My dancing skills are 100% appalling. It's as if I'm made of wood and my joints are fused together. I wish I was exaggerating.

So, compared to your average Broadway star, I'm a zero threat. Compared to your computer programmer or school librarian, I'm lucky to be considered half a talent short of a double threat.

It's a shame.

Because I take care of business which is a talent that is lacking in a lot of artists. And I love the creative process. I love rehearsing. Over and over and over again until I get it as close to right as my limited talent will take me.

I used to think I would shrivel up and die if I couldn't perform--or, at the very least, be a part of the creative team. Life has proven that to be an incorrect hypothesis. God has given me other passions.

Still, I love the opportunity to watch live theatre, attend a concert, read a brilliant piece of poetry, or watch a dancer's body float fluidly across a stage. To me, in the loosest of definitions, art is the communication of the human experience through various mediums. I love to watch as someone else does something really bold or reinterprets a piece in a way I never would have imagined. I love, even more, watching an audience respond and, feeling in my own self, the awakening or recognition or cathartic revelation of something new or, at least, something shared.

I'd already seen Idina Menzel sing Radiohead's Creep so I knew what to expect. What I wasn't expecting was the audience's reaction. As she sang about wanting to be someone she's not, wanting what she doesn't have, being weird, lights began to flicker on.

There are so many reasons people fire up their lighters or, this day and age, their cell phone flashlights. Some say it's to pay tribute to a favorite song. Others say it acknowledges that the performer has been through something difficult. Still others say it's to recognize that the song is touching their soul.

I think it's all of the above. And I think it's a way to say, "See this light? I'm holding it and it's the only way I can think to connect with you and say, 'I get where you're coming from. This song is speaking to me, too.'"

She posted a picture last night on Instagram with the caption, "Sea of lights during #creep made me so emotional. Felt like a rock star thank you Utah. Thank you #radiohead.

This is just one angle. The lights wrapped around the venue. "I want a perfect body." "I want a perfect soul." "I wish I was special." "I don't belong here."

It was an incredible moment.

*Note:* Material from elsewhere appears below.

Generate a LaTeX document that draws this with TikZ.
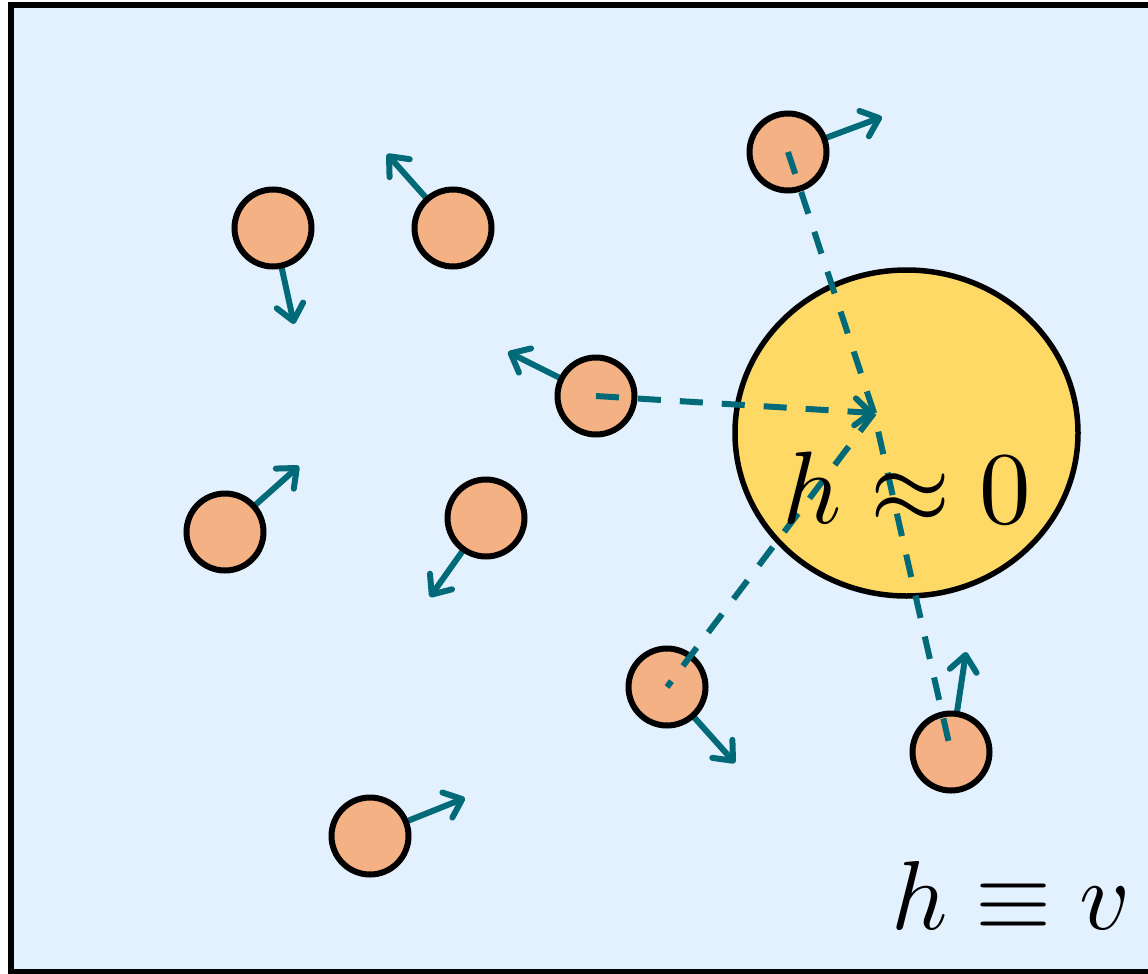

Knowing that regardless of location, status, or fame, we all feel like a mess some days. From last October to this one, my life has been filled with incredible highs and the lowest of lows. I just keep putting one foot in front of the other. I just keep breathing in and out. But there are days when, even though I know I am loved and redeemed by an Almighty King, I wish things were different. There are days when my heart is broken and I feel like a girl, sitting raw and exposed on a stage, being watched and evaluated and judged. Sometimes, the only thing getting me through it all is the fact that so many lights are raised in support. Each of those lights represents the joys, pains, and journeys of a bunch of weirdos who all wish we were special. 

When I remember all that, I find joy even in the midst of the trial.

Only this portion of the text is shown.